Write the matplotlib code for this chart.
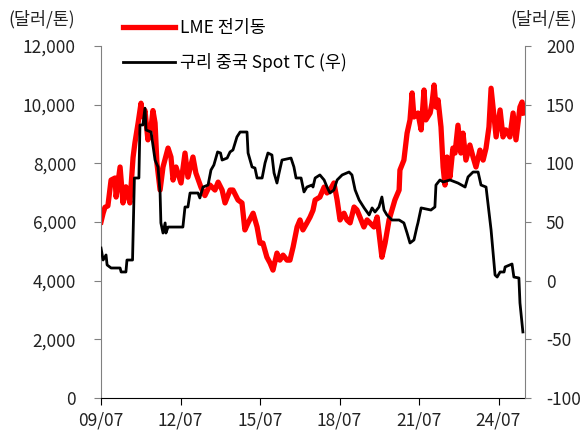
import matplotlib
matplotlib.use("Agg")
import matplotlib.pyplot as plt

plt.rcParams['font.family'] = ['Noto Sans CJK KR', 'DejaVu Sans']

# LME copper (USD/t), dates as decimal years
cu_dates = [2009.50, 2009.58, 2009.65, 2009.76, 2009.88, 2010.03, 2010.07, 2010.22, 2010.33,
            2010.44, 2010.59, 2010.71, 2010.78, 2010.90, 2011.01, 2011.08, 2011.16, 2011.27,
            2011.39, 2011.46, 2011.54, 2011.61, 2011.73, 2011.84, 2012.03, 2012.14, 2012.22,
            2012.33, 2012.52, 2012.67, 2012.78, 2012.97, 2013.08, 2013.27, 2013.42, 2013.61,
            2013.80, 2013.92, 2014.07, 2014.18, 2014.37, 2014.48, 2014.67, 2014.82, 2014.93,
            2015.05, 2015.24, 2015.39, 2015.50, 2015.61, 2015.76, 2015.88, 2015.99, 2016.14,
            2016.25, 2016.37, 2016.52, 2016.63, 2016.75, 2016.90, 2017.01, 2017.12, 2017.27,
            2017.39, 2017.50, 2017.58, 2017.76, 2017.92, 2018.03, 2018.14, 2018.29, 2018.41,
            2018.52, 2018.67, 2018.78, 2018.90, 2019.05, 2019.16, 2019.27, 2019.42, 2019.54,
            2019.65, 2019.80, 2019.92, 2019.99, 2020.10, 2020.22, 2020.37, 2020.48, 2020.59,
            2020.75, 2020.78, 2020.93, 2021.05, 2021.16, 2021.24, 2021.31, 2021.46, 2021.58,
            2021.69, 2021.76, 2021.92, 2021.99, 2022.07, 2022.14, 2022.22, 2022.33, 2022.41,
            2022.48, 2022.56, 2022.67, 2022.78, 2022.86, 2022.97, 2023.08, 2023.16, 2023.27,
            2023.42, 2023.54, 2023.65, 2023.80, 2023.92, 2024.03, 2024.14, 2024.22, 2024.33,
            2024.41, 2024.56, 2024.67, 2024.78, 2024.93, 2025.05, 2025.16, 2025.31, 2025.39,
            2025.46]
cu_price = [6000, 6300, 6500, 6550, 7430, 7500, 6850, 7875, 6650,
            7200, 6650, 8200, 8700, 9375, 10050, 9580, 9800, 8800,
            9240, 9800, 9375, 8010, 7090, 7875, 8520, 8215, 7430,
            7875, 7330, 8350, 7530, 8215, 7670, 7190, 6900, 7260,
            7090, 7360, 7090, 6650, 7090, 7090, 6750, 6650, 5730,
            5970, 6300, 5830, 5280, 5280, 4800, 4600, 4360, 4940,
            4700, 4870, 4700, 4700, 5150, 5830, 6070, 5730, 5970,
            6170, 6400, 6750, 6850, 7190, 6990, 7090, 7330, 6750,
            6070, 6300, 6070, 5970, 6510, 6410, 6170, 5830, 6070,
            5970, 5830, 6170, 5630, 4800, 5280, 6070, 6410, 6750,
            7090, 7770, 8110, 9030, 9480, 10400, 9580, 9715, 9140,
            10500, 9480, 9715, 10050, 10670, 9920, 10160, 9240, 7875,
            7260, 8215, 7530, 8520, 8350, 9300, 8350, 9030, 8110,
            8625, 8215, 7875, 8450, 8110, 8520, 9240, 10560, 9580,
            8900, 9820, 8900, 9140, 8900, 9715, 8800, 9920, 10090,
            9715]

# China spot copper concentrate TC (USD/t), right axis
tc_dates = [2009.50, 2009.58, 2009.69, 2009.73, 2009.88, 2010.22, 2010.26, 2010.44, 2010.48,
            2010.69, 2010.76, 2010.93, 2010.97, 2011.08, 2011.16, 2011.20, 2011.39, 2011.54,
            2011.65, 2011.73, 2011.76, 2011.84, 2011.92, 2011.95, 2012.03, 2012.59, 2012.67,
            2012.78, 2012.86, 2013.16, 2013.23, 2013.35, 2013.54, 2013.65, 2013.76, 2013.90,
            2014.01, 2014.07, 2014.26, 2014.37, 2014.48, 2014.63, 2014.75, 2015.01, 2015.05,
            2015.20, 2015.31, 2015.39, 2015.58, 2015.69, 2015.80, 2015.95, 2016.03, 2016.14,
            2016.22, 2016.33, 2016.67, 2016.78, 2016.86, 2017.05, 2017.16, 2017.27, 2017.46,
            2017.50, 2017.58, 2017.76, 2017.92, 2018.03, 2018.14, 2018.29, 2018.41, 2018.60,
            2018.86, 2018.97, 2019.09, 2019.24, 2019.43, 2019.62, 2019.73, 2019.84, 2019.99,
            2020.10, 2020.18, 2020.29, 2020.48, 2020.75, 2020.93, 2021.05, 2021.16, 2021.31,
            2021.42, 2021.46, 2021.58, 2021.95, 2022.10, 2022.14, 2022.29, 2022.41, 2022.67,
            2022.97, 2023.24, 2023.35, 2023.54, 2023.73, 2023.84, 2024.03, 2024.22, 2024.37,
            2024.45, 2024.56, 2024.71, 2024.75, 2025.01, 2025.08, 2025.27, 2025.31,
            2025.42]
tc_value = [27.8, 17.6, 21.9, 13.4, 10.8, 10.8, 7.4, 7.4, 17.6,
            17.6, 87.5, 87.5, 132.7, 132.7, 147.0, 128.4, 126.7, 102.8,
            96.9, 74.7, 49.2, 40.6, 49.2, 40.6, 45.7, 45.7, 62.8,
            62.8, 74.7, 74.7, 70.5, 79.8, 81.5, 94.3, 98.6, 109.7,
            108.8, 102.8, 104.5, 109.7, 111.4, 122.5, 126.7, 126.7, 108.8,
            96.9, 96.0, 87.5, 87.5, 100.3, 108.8, 107.1, 91.8, 83.2,
            91.8, 102.8, 104.5, 96.9, 87.5, 87.5, 75.6, 79.8, 81.5,
            79.8, 87.5, 90.1, 85.8, 79.8, 74.7, 77.3, 85.8, 90.1,
            92.6, 90.1, 77.3, 68.8, 62.0, 56.0, 62.0, 58.5, 62.8,
            71.3, 60.2, 56.0, 51.7, 51.7, 49.2, 40.6, 32.1, 34.7,
            45.7, 49.2, 62.0, 60.2, 62.8, 81.5, 85.8, 84.1, 85.8,
            83.2, 79.8, 88.4, 92.6, 92.6, 81.5, 79.8, 43.2, 4.8,
            3.1, 7.4, 7.4, 11.7, 14.2, 3.1, 2.3, -19.0,
            -43.7]

x_ticks = [2009.5, 2012.5, 2015.5, 2018.5, 2021.5, 2024.5]
x_labels = ['09/07', '12/07', '15/07', '18/07', '21/07', '24/07']
left_ticks = [0, 2000, 4000, 6000, 8000, 10000, 12000]
right_ticks = [-100, -50, 0, 50, 100, 150, 200]

FS = 12.5
GRAY = '#808080'

fig = plt.figure(figsize=(5.85, 4.34), dpi=100)
ax = fig.add_axes([101/585, 1 - 398/434, 424/585, 352/434])
ax2 = ax.twinx()

l1, = ax.plot(cu_dates, cu_price, color='#ff0000', lw=3.8, solid_joinstyle='round')
l2, = ax2.plot(tc_dates, tc_value, color='black', lw=2.0)

ax.set_xlim(2009.5, 2025.5)
ax.set_ylim(0, 12000)
ax2.set_ylim(-100, 200)
ax.set_xticks(x_ticks)
ax.set_xticklabels(x_labels)
ax.set_yticks(left_ticks)
ax.set_yticklabels([f'{v:,}' for v in left_ticks])
ax2.set_yticks(right_ticks)
ax2.set_yticklabels([str(v) for v in right_ticks])

for a in (ax, ax2):
    a.spines['top'].set_visible(False)
ax.spines['right'].set_visible(False)
ax2.spines['left'].set_visible(False)
ax2.spines['bottom'].set_visible(False)
ax.spines['left'].set_color(GRAY)
ax2.spines['right'].set_color(GRAY)
ax.spines['bottom'].set_color('black')

ax.tick_params(axis='y', direction='out', length=5, color=GRAY, labelsize=FS, pad=13, labelcolor='#222222')
ax.tick_params(axis='x', direction='out', length=5, color='black', labelsize=FS, pad=5, labelcolor='#222222')
ax2.tick_params(axis='y', direction='out', length=4, color=GRAY, labelsize=FS, pad=11, labelcolor='#222222')

fig.text(8/585, 1 - 19/434, '(달러/톤)', fontsize=FS, ha='left', va='center', color='#222222')
fig.text(577/585, 1 - 19/434, '(달러/톤)', fontsize=FS, ha='right', va='center', color='#222222')

fig.legend([l1, l2], ['LME 전기동', '구리 중국 Spot TC (우)'], loc='upper left',
           bbox_to_anchor=(116/585, 1 - 12/434), frameon=False, fontsize=FS,
           handlelength=3.0, handletextpad=0.3, labelspacing=0.95, borderaxespad=0)

fig.savefig('out.png', dpi=100)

──────────

= What the task asks =
Write out exactly the lines between the start of the data and the line with "plt.rcParams['font.family'] = ['Noto", including both, but none of the pictures.

= Worked answer =
Write the matplotlib code for this chart.
import matplotlib
matplotlib.use("Agg")
import matplotlib.pyplot as plt

plt.rcParams['font.family'] = ['Noto Sans CJK KR', 'DejaVu Sans']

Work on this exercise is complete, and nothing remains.